The star player of the most successful team – Houston – is Jonathan E played with bearish charm by James Caan. A veteran of many games with the scars and the TV special to prove it, Jonathan is rewarded with a luxury ranch, personal helicopter transport and beautiful women who he can use and dispose of at will. His pampered existence is not perfect however. He still moons over his wife Ella (Maud Adams) who was taken from him on the whim of a high ranking executive, watching endless clips of her walking in the woods to Albioni’s Adagio. And worse still he is being pressured to use the upcoming TV special to announce his retirement from a sport he loves. The executive in charge of the Houston team, Mr. Bartholomew, is played by veteran actor and Orson Welles collaborator John Houseman.

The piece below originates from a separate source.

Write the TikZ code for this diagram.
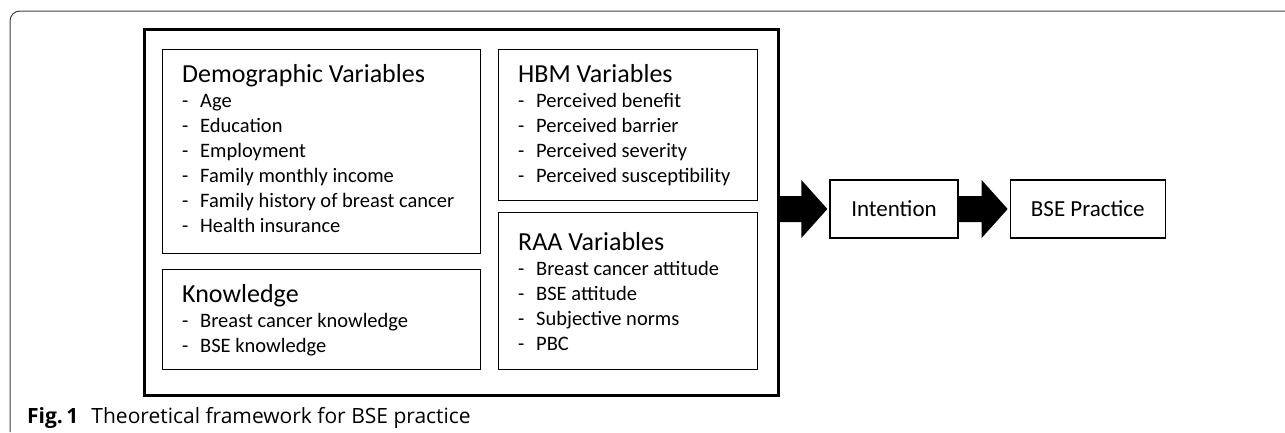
\documentclass[tikz,border=0pt]{standalone}
\usepackage{fontspec}
\setmainfont{Carlito}
\newfontfamily\capfont{Open Sans}
\usetikzlibrary{positioning,calc}

\tikzset{
  box/.style={draw,line width=1.3pt,anchor=north west,inner sep=0pt},
  heading/.style={font=\fontsize{26}{25}\selectfont,anchor=base west,inner sep=0pt},
  entry/.style={font=\fontsize{20.5}{25}\selectfont,anchor=base west,inner sep=0pt},
  stage/.style={draw,line width=1.3pt,minimum height=58pt,font=\fontsize{23}{25}\selectfont},
}
% dash in front of each entry
\newcommand\dashitem[1]{\makebox[18pt][l]{-}#1}
% big filled block arrow between two nodes
\newcommand\blockarrow[2]{%
  \fill let \p1=(#1), \p2=(#2) in
    (\x1,\y2+13) -- (\x2-28,\y2+13) -- (\x2-28,\y2+29) -- (\x2-2,\y2)
    -- (\x2-28,\y2-29) -- (\x2-28,\y2-13) -- (\x1,\y2-13) -- cycle;}

\begin{document}
\begin{tikzpicture}[x=1pt,y=-1pt]
\useasboundingbox (0,0) rectangle (1285,432);

% figure frame
\draw[line width=1pt,black!75,rounded corners=10pt] (10,432) -- (10,11) -- (1285,11);

% outer block
\node[draw,line width=3pt,anchor=north west,minimum width=634pt,minimum height=366pt,inner sep=0pt]
  (model) at (143,28) {};

% demographic variables
\node[box,minimum width=318pt,minimum height=204pt] (demo) at (162,49) {};
\node[heading] (demo-t) at ($(demo.north west)+(20,33)$) {Demographic Variables};
\foreach \t [count=\i] in {Age,Education,Employment,Family monthly income,
    Family history of breast cancer,Health insurance}
  \node[entry] (demo-\i) at ($(demo.north west)+(20,33+25*\i)$) {\dashitem{\t}};

% knowledge
\node[box,minimum width=318pt,minimum height=100pt] (know) at (162,269) {};
\node[heading] (know-t) at ($(know.north west)+(20,33)$) {Knowledge};
\foreach \t [count=\i] in {Breast cancer knowledge,BSE knowledge}
  \node[entry] (know-\i) at ($(know.north west)+(20,33+25*\i)$) {\dashitem{\t}};

% HBM variables
\node[box,minimum width=259pt,minimum height=151pt] (hbm) at (498,49) {};
\node[heading] (hbm-t) at ($(hbm.north west)+(20,33)$) {HBM Variables};
\foreach \t [count=\i] in {Perceived benefit,Perceived barrier,Perceived severity,
    Perceived susceptibility}
  \node[entry] (hbm-\i) at ($(hbm.north west)+(20,33+25*\i)$) {\dashitem{\t}};

% RAA variables
\node[box,minimum width=259pt,minimum height=157pt] (raa) at (498,212) {};
\node[heading] (raa-t) at ($(raa.north west)+(20,38)$) {RAA Variables};
\foreach \t [count=\i] in {Breast cancer attitude,BSE attitude,Subjective norms,PBC}
  \node[entry] (raa-\i) at ($(raa.north west)+(20,38+25*\i)$) {\dashitem{\t}};

% intention and practice
\node[stage,minimum width=128pt] (int) at (894,209) {Intention};
\node[stage,minimum width=155pt,right=51pt of int] (bse) {BSE Practice};

\blockarrow{model.east}{int.west}
\blockarrow{int.east}{bse.west}

% caption
\node[anchor=base west,inner sep=0pt,font=\capfont\fontsize{21}{24}\selectfont] (cap) at (27,423)
  {\textbf{Fig.\,1}\hspace{13pt}Theoretical framework for BSE practice};
\end{tikzpicture}
\end{document}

He reveals to Jonathan that the ethos that the game is supposed to instil is being undermined by his continued and unique success. It has been designed to show the powerlessness and expendable nature of the individual but Jonathan’s superstar status challenges this view. Reluctant to resign and increasingly resentful of the narrowness of his own life, Jonathan begins to suspect recent rule changes rendering the sport more dangerous are specifically designed to take him out of the game, one way or another. Although there are the occasional off-hand attempts at satire and Ralph Richardson has an allegedly comic turn as a computer nagged librarian, the film maintains a dourly serious tone. Paul Bartel’s Deathrace 2000 – which Roger Corman released the same year to steal Rollerball‘s thunder – took a far more broadly comic tone and made many of the same points but with a hilariously gory zeal.

Jewison’s film has a tendency to plod once away from the rink: Jonathan’s investigations meander in a predictably fruitless way and a vacuous hedonistic party includes far too much exposition small talk and funny futuristic greetings (fingers to foreheads etc.). That said, the image of one of Jonathan’s rejected lovers blowing trees up the morning after is both startling and strangely moving. Yet it is the sport that enlivens the movie, with genuinely gripping sequences of three competitions played out almost in full – against Madrid, Tokyo and New York. Each time the rules slacken – no penalties, limited substitutions – and the violence becomes more extreme. With a fantastic stunt team, a gamely macho star and some wonderful editing, Rollerball is so convincing, urban legend had it there were fatalities during the shoot. When you’re fed up of The Hunger Games and Quidditch doesn’t really do it, Rollerball will still be here as the one fictional sport to be genuinely as exciting as the real thing.